Cela dit, « il peut arriver qu’un associé ait moins envie de faire ce travail et souhaite quitter le conseil pour évoluer vers autre chose, et on leur propose alors un rôle d’advisor, pour garder un pied chez Bain tout en développant d’autres centres d’intérêt. Un de nos associés qui vient de passer advisor récemment gère notre présence sur les campus pour le recrutement et il s’occupe également de développer la base des alumni de Bain ».
Bourse interne chez Simon Kucher
Mais si les cabinets de conseil en stratégie sont diserts sur tout ce qui touche à l’évaluation de la performance et à la rémunération du travail, il est en revanche difficile d’en savoir plus sur les politiques internes en termes de détention du capital et de rémunération de cette participation. Une problématique sensible, susceptible de générer des tensions entre associés si les plus jeunes ne se voient accorder que la portion congrue.
Pour gérer au mieux ce sujet, chez Simon-Kucher, par exemple, une place de marché interne a été mise sur pied et les 120 partners peuvent y vendre et y acheter des parts une fois par an vers Noël.

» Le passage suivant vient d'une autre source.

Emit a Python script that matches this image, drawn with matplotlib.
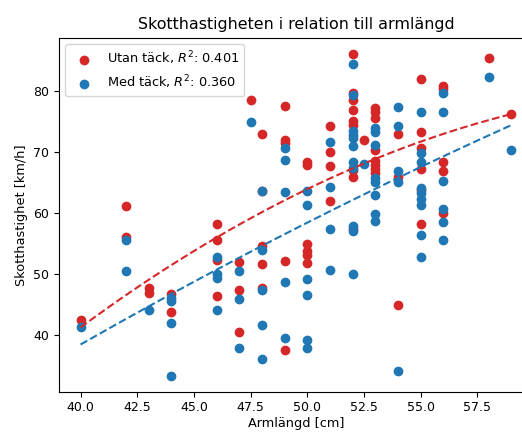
import numpy as np
import matplotlib
matplotlib.use("Agg")
import matplotlib.pyplot as plt

# armlängd [cm] och skotthastighet [km/h], utan täck
x_utan = [40, 42, 42, 43, 43, 44, 44,
          46, 46, 46, 46, 47, 47, 47, 47.5,
          48, 48, 48, 48, 48, 49, 49, 49, 49, 49,
          50, 50, 50, 50, 50, 50, 51, 51, 51, 51,
          52, 52, 52, 52, 52, 52, 52, 52, 52, 52.5,
          53, 53, 53, 53, 53, 53, 53, 53, 54, 54, 54,
          55, 55, 55, 55, 55, 55, 56, 56, 56, 56, 56, 58, 59]
y_utan = [42.5, 61.1, 56.0, 47.6, 46.8, 46.7, 43.7,
          58.2, 55.6, 52.2, 46.3, 52.0, 47.4, 40.5, 78.6,
          73.0, 63.6, 54.6, 51.6, 47.6, 77.6, 72.0, 71.5, 52.1, 37.5,
          68.3, 67.8, 54.9, 53.8, 53.1, 51.8, 74.3, 70.0, 67.7, 61.9,
          86.1, 79.7, 78.6, 76.9, 75.0, 74.5, 67.1, 65.9, 57.3, 72.0,
          77.2, 76.5, 75.6, 70.3, 68.5, 67.9, 67.2, 66.6, 73.0, 65.9, 44.9,
          82.0, 73.3, 70.7, 67.2, 63.7, 58.1, 80.8, 80.3, 68.3, 66.9, 60.0, 85.4, 76.2]

# med täck
x_med = [40, 42, 42, 43, 44, 44, 44, 44,
         46, 46, 46, 46, 47, 47, 47, 47.5,
         48, 48, 48, 48, 48, 49, 49, 49, 49, 49,
         50, 50, 50, 50, 50, 50, 51, 51, 51, 51,
         52, 52, 52, 52, 52, 52, 52, 52, 52, 52, 52, 52.5,
         53, 53, 53, 53, 53, 53, 53, 53, 54, 54, 54, 54, 54,
         55, 55, 55, 55, 55, 55, 55, 55, 55,
         56, 56, 56, 56, 56, 56, 58, 59]
y_med = [41.2, 55.6, 50.4, 44.1, 46.0, 45.6, 41.9, 33.3,
         52.8, 49.9, 49.3, 44.1, 50.5, 45.8, 37.8, 74.9,
         63.6, 53.9, 47.4, 41.6, 36.0, 70.7, 68.6, 63.5, 48.6, 39.5,
         63.6, 61.3, 49.1, 46.6, 39.1, 37.9, 71.6, 64.2, 57.3, 50.6,
         84.5, 79.4, 73.4, 72.8, 72.3, 71.0, 68.4, 67.4, 57.9, 57.0, 49.9, 68.0,
         73.9, 73.2, 71.1, 65.8, 65.1, 63.0, 59.8, 58.6, 77.3, 74.3, 66.9, 65.0, 34.1,
         76.6, 69.9, 68.4, 64.1, 63.2, 62.2, 61.3, 56.3, 52.7,
         79.6, 76.6, 65.2, 60.6, 58.5, 55.6, 82.3, 70.3]

# anpassade kurvor (andragradspolynom i x-50)
fit_utan = [-0.0475, 1.795, 63.9]
fit_med = [-0.0117, 1.883, 58.4]

r2_text = ["0.401", "0.360"]
etiketter = ["Utan täck", "Med täck"]
farger = ["tab:red", "tab:blue"]

plt.rcParams['font.size'] = 9

fig = plt.figure(figsize=(5.22, 4.32), dpi=100)
ax = fig.add_axes([0.113, 0.0933, 0.908, 0.8194])

serier = [(x_utan, y_utan), (x_med, y_med)]
for (xs, ys), lab, r2, c in zip(serier, etiketter, r2_text, farger):
    ax.scatter(xs, ys, color=c, label=lab + ", $R^2$: " + r2)

for (xs, ys), p, c in zip(serier, [fit_utan, fit_med], farger):
    xx = np.linspace(min(xs), max(xs), 100)
    ax.plot(xx, np.polyval(p, xx - 50), "--", color=c)

ax.set_title("Skotthastigheten i relation till armlängd", fontsize=11.4)
ax.set_xlabel("Armlängd [cm]", fontsize=9.3, labelpad=2)
ax.set_ylabel("Skotthastighet [km/h]", fontsize=9.3)
ax.legend(loc="upper left", fontsize=9.3)

fig.savefig("out.png", dpi=100)
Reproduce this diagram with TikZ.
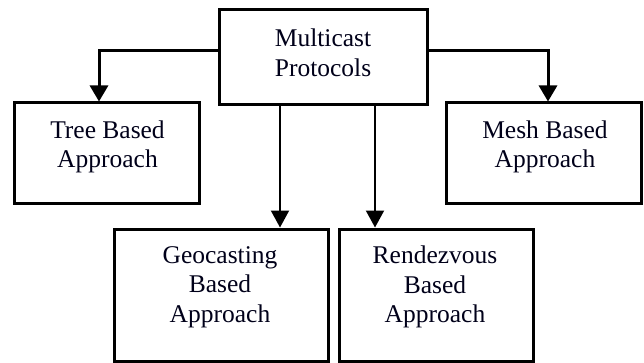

La règle est simple : les partners nouvellement nommés sont tenus d’acheter un montant minimal de parts, quitte à emprunter ; les partners depuis moins de dix ans ne peuvent qu’acheter ou conserver leur portefeuille d’actions, sans pouvoir vendre ; les partners depuis plus de dix ans ne peuvent que vendre ou conserver leur portefeuille d’actions.
Un système qui s’adapte aussi aux résultats commerciaux de chacun. « Il y a un contrôle : les partners juniors dont la performance commerciale est moins bonne sont invités à acheter moins et les partners seniors dont les projets seraient moins nombreux, de la même façon, sont priés de vendre plus, détaille Kai Bandila, le patron du bureau de Paris.
Un pour tous et tous pour les bénéfices
Au-delà, les problèmes intergénérationnels « surviennent quand la rémunération est liée à la séniorité, qu’il faut répondre à l’attente de ceux qui veulent gagner beaucoup parce qu’ils ont beaucoup d’expérience », résume Hanna Moukanas, responsable du bureau de Paris d’Oliver Wyman, où, parmi la cinquantaine d’associés, « 15 % ont plus de trente ans d’expérience ».
« Notre système de rémunération répond à cette difficulté, se félicite l’associé : Oliver Wyman n’est pas un partnership mais une filiale à 100% de Marsh & McLennan Companies, et les partners du cabinet ne sont pas les détenteurs du capital. Leur rémunération est indexée sur les bénéfices réalisés, il n’y a qu’un seul niveau de partner et le système de compensation n’est pas lié à l’âge ou à la séniorité au sein du cabinet mais aligné sur la performance. »
Une performance qui, selon lui, ne souffre pas d’une baisse des compétences avec l’âge : « L’actif d’un partner est son savoir, et nous savons très bien entretenir notre savoir, ce n’est pas une difficulté. » Quant à l’éventuelle diminution de la capacité de travail, elle est « aménageable », et ce, à toutes les étapes de la carrière : « Avec la flexibilité du travail à la mission, on peut moduler ».
Des contacts clients mutualisés pour éviter les carnets d'adresses jaunis
Et pour ce qui est du carnet d’adresses qui tend à jaunir avec le temps, « si cela arrive, même si ce n’est pas systématique, cela peut être problématique, et c’est pourquoi nous privilégions le many to many au one to one en constituant une équipe d’interlocuteurs pour chaque client ». Et si un partner ne parvient pas à contribuer au chiffre d’affaires à hauteur de la rémunération qui lui est versée, « le principe de solidarité » entre associés prend le relais. Indépendamment de l’âge. Mais pas indéfiniment : « Personne n’a envie d’être subventionné à vie », et « les gens partent d’eux-mêmes », conclut-il.